Bad IdeasJune 15th, 2009

We are participants in a national downgrade. Social institutions are failing–education, government, industry, religion–because values have been degraded. Greed and predation became virtues, and war became a sporting event. Liberty became a matter of privilege. Knowledge was discredited. How did this happen? How did this happen so suddenly?

If we look at history, we see that such failures have occurred again and again, here and in other lands. Bad ideas—especially the idea of superiority and the prospect of conquest—are usually at fault. When people go through failure, including catastrophic failure of institutional proportions, they really ought to examine their policies and practices for bad ideas.

Money

Money may be a bad idea. It’s just paper, and we don’t get to decide what it’s worth. Without money, we’d have to trade things of actual value, and that would be inconvenient and it would slow down the economic engine, but that might not be a bad thing. The trouble with money is not having any. Money is for those that have it. The more they have, the more they can get. For the rest of us, it comes in and goes out, and it seems like the harder we work to get it, the more of it we owe to the people who have it. Our debts are all down on paper somewhere, and somebody else gets to say how much our assets are worth. By my reckoning, most of the actual things I own will eventually belong to the people who have all the money, and I’ll have little or nothing.

As bad an idea as money may be, there will always be money. As long as people can read and do math and record their transactions, money—bills of debt—will circulate. Sometimes it’s hard to figure out what the money is worth, and so you might have to unload your house or your labor at a rate below value, and sometimes everybody loses confidence in the value of money, but debtors have to keep it coming in or starve.

There have been attempts to regulate lending and borrowing so that we can depend on our money—after the crash of 1929, for instance—but the people with money invariably sabotage such efforts and the rest of us have to surrender our property when the balloon deflates. We should understand that money is debt, bringing it into conflict with basic personal and institutional values. It may simply be a bad idea to let it proliferate without limit.

Israel

Israel was a spectacularly bad idea. Yes, it was the duty of mankind in recovering from world war to establish a sanctuary for the displaced peoples of the world, for the surviving victims of would-be conquerors. Mankind should have put it in Arizona or Florida, however, not in Palestine. The world, with the no-establishment-of-religion USA in the lead, created a European religious state smack in the middle of an ancient, mostly peaceful, reasonably prosperous eastern-Mediterranean culture of diverse lineage. Could people in their right mind have thought such an implant could take? It’s been a festering sore ever since, and it seems as if it couldn’t have turned out any other way.
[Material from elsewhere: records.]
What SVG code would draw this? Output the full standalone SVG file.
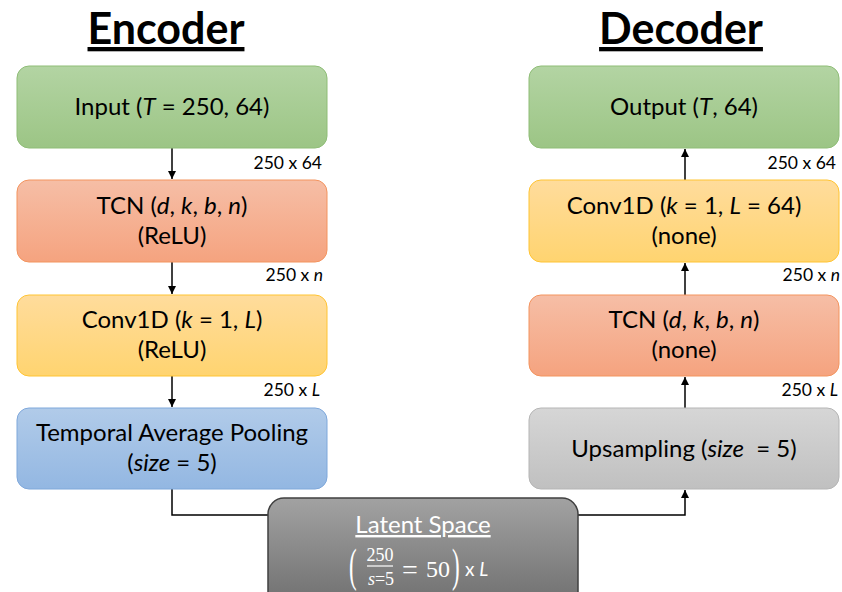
<svg xmlns="http://www.w3.org/2000/svg" width="842" height="592" viewBox="0 0 842 592">
  <defs>
    <linearGradient id="gGreen" x1="0" y1="0" x2="0" y2="1">
      <stop offset="0" stop-color="#b3d4a3"/>
      <stop offset="1" stop-color="#9cc585"/>
    </linearGradient>
    <linearGradient id="gOrange" x1="0" y1="0" x2="0" y2="1">
      <stop offset="0" stop-color="#f6bea6"/>
      <stop offset="1" stop-color="#f5a37f"/>
    </linearGradient>
    <linearGradient id="gYellow" x1="0" y1="0" x2="0" y2="1">
      <stop offset="0" stop-color="#ffdc9c"/>
      <stop offset="1" stop-color="#ffd470"/>
    </linearGradient>
    <linearGradient id="gBlue" x1="0" y1="0" x2="0" y2="1">
      <stop offset="0" stop-color="#b1cbe9"/>
      <stop offset="1" stop-color="#93b7e2"/>
    </linearGradient>
    <linearGradient id="gGray" x1="0" y1="0" x2="0" y2="1">
      <stop offset="0" stop-color="#d6d6d6"/>
      <stop offset="1" stop-color="#c0c0c0"/>
    </linearGradient>
    <linearGradient id="gDark" x1="0" y1="0" x2="0" y2="1">
      <stop offset="0" stop-color="#a2a2a2"/>
      <stop offset="1" stop-color="#6e6e6e"/>
    </linearGradient>
    <marker id="arrow" viewBox="0 0 10 10" refX="10" refY="5" markerWidth="5.5" markerHeight="5.5" orient="auto">
      <path d="M0,0 L10,5 L0,10 Z" fill="#000"/>
    </marker>
  </defs>
  <style>
    text { font-family: Lato, "Liberation Sans", sans-serif; fill: #000; }
    .title { font-size: 43px; font-weight: bold; text-anchor: middle; text-decoration: underline; }
    .node { font-size: 24px; text-anchor: middle; }
    .dim { font-size: 17.5px; text-anchor: end; }
    .math { font-family: "Liberation Serif", "DejaVu Serif", serif; fill: #fff; }
    .frac { font-size: 18px; text-anchor: middle; }
    .paren { font-size: 46px; }
    .wht { fill: #fff; }
    .edge { fill: none; stroke: #000; stroke-width: 1.5; }
    .green { fill: url(#gGreen); stroke: #8fbd77; }
    .orange { fill: url(#gOrange); stroke: #f3945f; }
    .yellow { fill: url(#gYellow); stroke: #ffc433; }
    .blue { fill: url(#gBlue); stroke: #7fa8db; }
    .gray { fill: url(#gGray); stroke: #b5b5b5; }
    .dark { fill: url(#gDark); stroke: #404040; stroke-width: 1.5; }
  </style>

  <!-- headings -->
  <text class="title" x="166" y="44">Encoder</text>
  <text class="title" x="681" y="44">Decoder</text>

  <!-- connectors -->
  <g id="connectors">
    <line class="edge" x1="172" y1="148" x2="172" y2="179" marker-end="url(#arrow)"/>
    <line class="edge" x1="172" y1="262" x2="172" y2="294" marker-end="url(#arrow)"/>
    <line class="edge" x1="172" y1="376" x2="172" y2="407" marker-end="url(#arrow)"/>
    <polyline class="edge" points="172,489 172,515 268,515"/>
    <polyline class="edge" points="578,515 685,515 685,490" marker-end="url(#arrow)"/>
    <line class="edge" x1="685" y1="408" x2="685" y2="377" marker-end="url(#arrow)"/>
    <line class="edge" x1="685" y1="295" x2="685" y2="263" marker-end="url(#arrow)"/>
    <line class="edge" x1="685" y1="180" x2="685" y2="149" marker-end="url(#arrow)"/>
    <text class="dim" x="322" y="169">250 x 64</text>
    <text class="dim" x="323" y="281">250 x <tspan font-style="italic">n</tspan></text>
    <text class="dim" x="320" y="396">250 x <tspan font-style="italic">L</tspan></text>
    <text class="dim" x="836" y="169">250 x 64</text>
    <text class="dim" x="840" y="281">250 x <tspan font-style="italic">n</tspan></text>
    <text class="dim" x="838" y="396">250 x <tspan font-style="italic">L</tspan></text>
  </g>

  <!-- encoder -->
  <g id="enc-input">
    <rect class="green" x="17" y="66" width="310" height="82" rx="12"/>
    <text class="node" x="172" y="115">Input (<tspan font-style="italic">T</tspan> = 250, 64)</text>
  </g>
  <g id="enc-tcn">
    <rect class="orange" x="17" y="180" width="310" height="82" rx="12"/>
    <text class="node" x="172" y="214">TCN (<tspan font-style="italic">d</tspan>, <tspan font-style="italic">k</tspan>, <tspan font-style="italic">b</tspan>, <tspan font-style="italic">n</tspan>)</text>
    <text class="node" x="172" y="244">(ReLU)</text>
  </g>
  <g id="enc-conv">
    <rect class="yellow" x="17" y="295" width="310" height="81" rx="12"/>
    <text class="node" x="172" y="328">Conv1D (<tspan font-style="italic">k</tspan> = 1, <tspan font-style="italic">L</tspan>)</text>
    <text class="node" x="172" y="358">(ReLU)</text>
  </g>
  <g id="enc-pool">
    <rect class="blue" x="17" y="408" width="310" height="81" rx="12"/>
    <text class="node" x="172" y="441">Temporal Average Pooling</text>
    <text class="node" x="172" y="471">(<tspan font-style="italic">size</tspan> = 5)</text>
  </g>

  <!-- decoder -->
  <g id="dec-output">
    <rect class="green" x="529" y="66" width="310" height="82" rx="12"/>
    <text class="node" x="684" y="115">Output (<tspan font-style="italic">T</tspan>, 64)</text>
  </g>
  <g id="dec-conv">
    <rect class="yellow" x="529" y="180" width="310" height="82" rx="12"/>
    <text class="node" x="684" y="214">Conv1D (<tspan font-style="italic">k</tspan> = 1, <tspan font-style="italic">L</tspan> = 64)</text>
    <text class="node" x="684" y="244">(none)</text>
  </g>
  <g id="dec-tcn">
    <rect class="orange" x="529" y="295" width="310" height="81" rx="12"/>
    <text class="node" x="684" y="328">TCN (<tspan font-style="italic">d</tspan>, <tspan font-style="italic">k</tspan>, <tspan font-style="italic">b</tspan>, <tspan font-style="italic">n</tspan>)</text>
    <text class="node" x="684" y="358">(none)</text>
  </g>
  <g id="dec-upsample">
    <rect class="gray" x="529" y="408" width="310" height="81" rx="12"/>
    <text class="node" x="684" y="457" style="white-space:pre">Upsampling (<tspan font-style="italic">size</tspan>  = 5)</text>
  </g>

  <!-- latent space -->
  <g id="latent">
    <rect class="dark" x="268" y="498" width="310" height="110" rx="16"/>
    <text class="node wht" x="423" y="533" style="text-decoration:underline">Latent Space</text>
    <text class="math paren" x="0" y="581" transform="translate(349 0) scale(0.5 1)">(</text>
    <text class="math frac" x="380" y="561">250</text>
    <line x1="367" y1="566" x2="393" y2="566" stroke="#fff" stroke-width="1.2"/>
    <text class="math frac" x="381" y="585"><tspan font-style="italic">s</tspan>=5</text>
    <text class="math" x="402" y="579" style="font-size:28px">=</text>
    <text class="math" x="426" y="577" style="font-size:24px">50</text>
    <text class="math paren" x="0" y="581" transform="translate(452 0) scale(0.5 1)">)</text>
    <text class="wht" x="465" y="576" style="font-size:19px">x <tspan font-style="italic">L</tspan></text>
  </g>
</svg>
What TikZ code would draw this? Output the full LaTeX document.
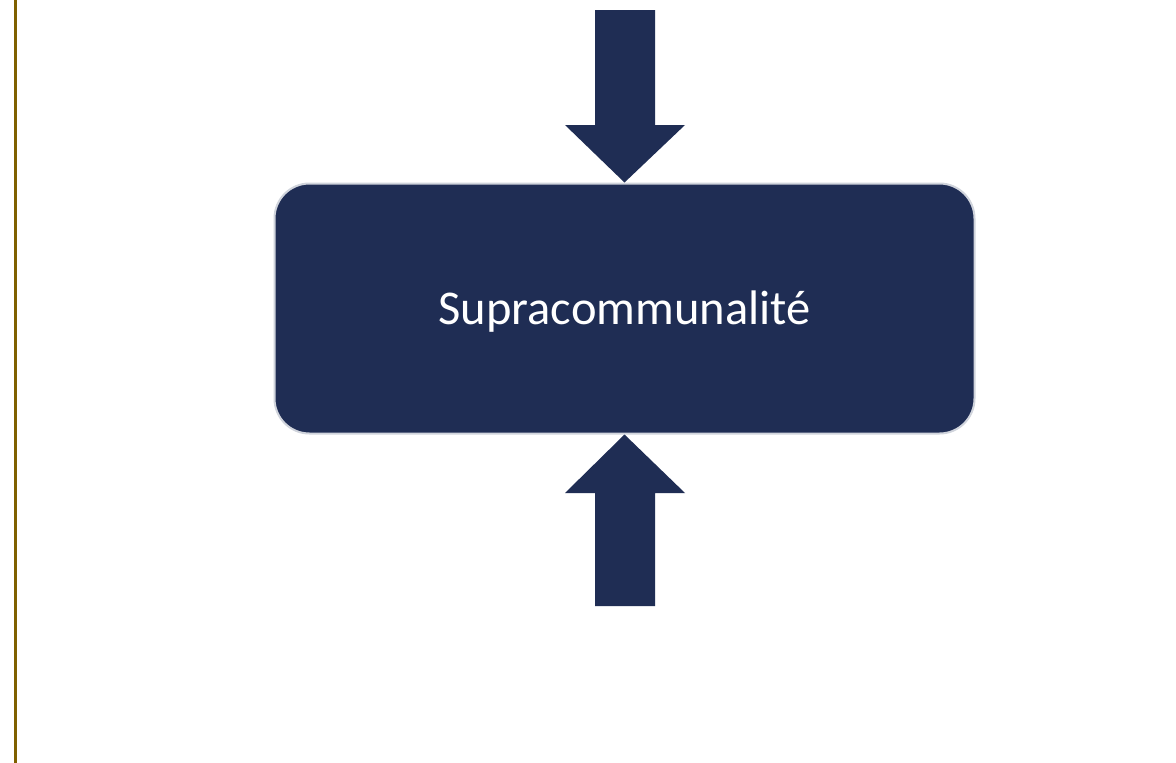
\documentclass[tikz,border=0pt]{standalone}
\usepackage{fontspec}
\setmainfont{Carlito}
\definecolor{navy}{HTML}{1F2D54}
\definecolor{edgegray}{HTML}{D0D4DC}
\definecolor{olive}{HTML}{7F6000}
\begin{document}
\begin{tikzpicture}[x=1pt,y=-1pt,
  blockarrow/.style={fill=navy,draw=none},
  mainbox/.style={draw=edgegray,line width=2pt,fill=navy,rounded corners=35pt,
    minimum width=700pt,minimum height=250pt,inner sep=0pt,
    font=\fontsize{48.5}{58}\selectfont}]
\useasboundingbox (0,0) rectangle (1176,763);
\fill[white] (0,0) rectangle (1176,763);
\draw[olive,line width=3pt] (15,0) -- (15,763);
\node[mainbox] (box) at (624.5,308.5) {};
\node[text=white,font=\fontsize{48.5}{58}\selectfont,inner sep=0pt] (label) at (624.5,311.5) {Supracommunalité};
\coordinate (toptip) at (box.north);
\coordinate (bottip) at (box.south);
\fill[blockarrow] (595,10) -- (655,10) -- (655,125) -- (685,125) -- (toptip) -- (565,125) -- (595,125) -- cycle;
\fill[blockarrow] (595,606) -- (655,606) -- (655,493) -- (685,493) -- (bottip) -- (565,493) -- (595,493) -- cycle;
\end{tikzpicture}
\end{document}
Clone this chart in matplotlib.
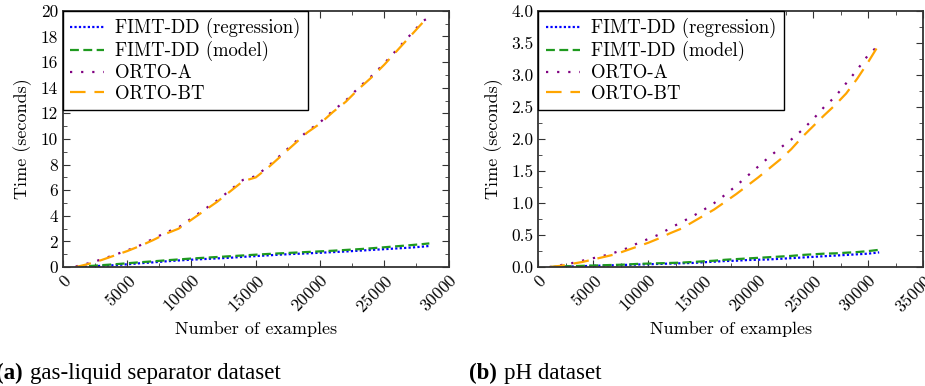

Most of the problem is that the sanctuary given to the victims was transformed into a claim of manifest destiny by their vengeful, sanctimonious issue, now terrorizing the grandchildren of those displaced to make room for the Europeans sixty years ago. Do these arrogant upstarts really believe God gave them land? Do they think I believe it? It’s not just Judaism, but all religion that is discredited by the continuation of this assault on essential values of peace, justice, and equity. Our institutions are at risk until we cut Israel loose and demand that the Jewish state and its conquests be demilitarized and subjected to confederation under international supervision.

The Presidency

The founders didn’t contemplate a world order with the US president at the head of it. Their writings suggest that they envisioned a government controlled by the people acting through Congress. The president would supervise the officers and departments created by Congress to administer the government, always according to rules acceptable to the people, expressed as the will of Congress.

Observers around the world claimed to be startled when the first president George Washington vacated his office in favor of his successor at the expiration of his second four-year term, but locals knew that Washington wouldn’t have dared to assume authority not granted by the Constitution. Neither would Congress ever have permitted such a usurpation.

Right up through Dwight Eisenhower, presidents have been held fairly closely to the rules. Franklin Roosevelt had to wait for Japan to attack before he could join World War II. Truman had to call the Korean War a “police action” to keep it legal, and the courts kept him from taking over private industry. From Kennedy on, there’s been no such delicacy, as successive chief executives simply seized power, putting the country through war, debt and discontent as a result.

Not that presidents before Kennedy did much better. Most presidents have been vain, ingratiating crackpots who have done more harm than good. Our presidents have proved that the ability to get votes is by no means a qualification to govern. We ought to have three presidents–the people’s top three choices–with equal authority, acting by majority. They would check and balance each other and guard against the neo-dictatorial regime we tolerate now, one that conflicts starkly with the fundamental values of republican government.

Three ideas, interacting with each other in a way that destroys our values and threatens our way of life. If you look at conditions and events closely and with an open mind, you discover that It’s not human nature, but bad ideas that have brought us to the brink of ruin. We should be engaged in a critical analysis of all the ideas that govern us and replace the ones that undermine our values.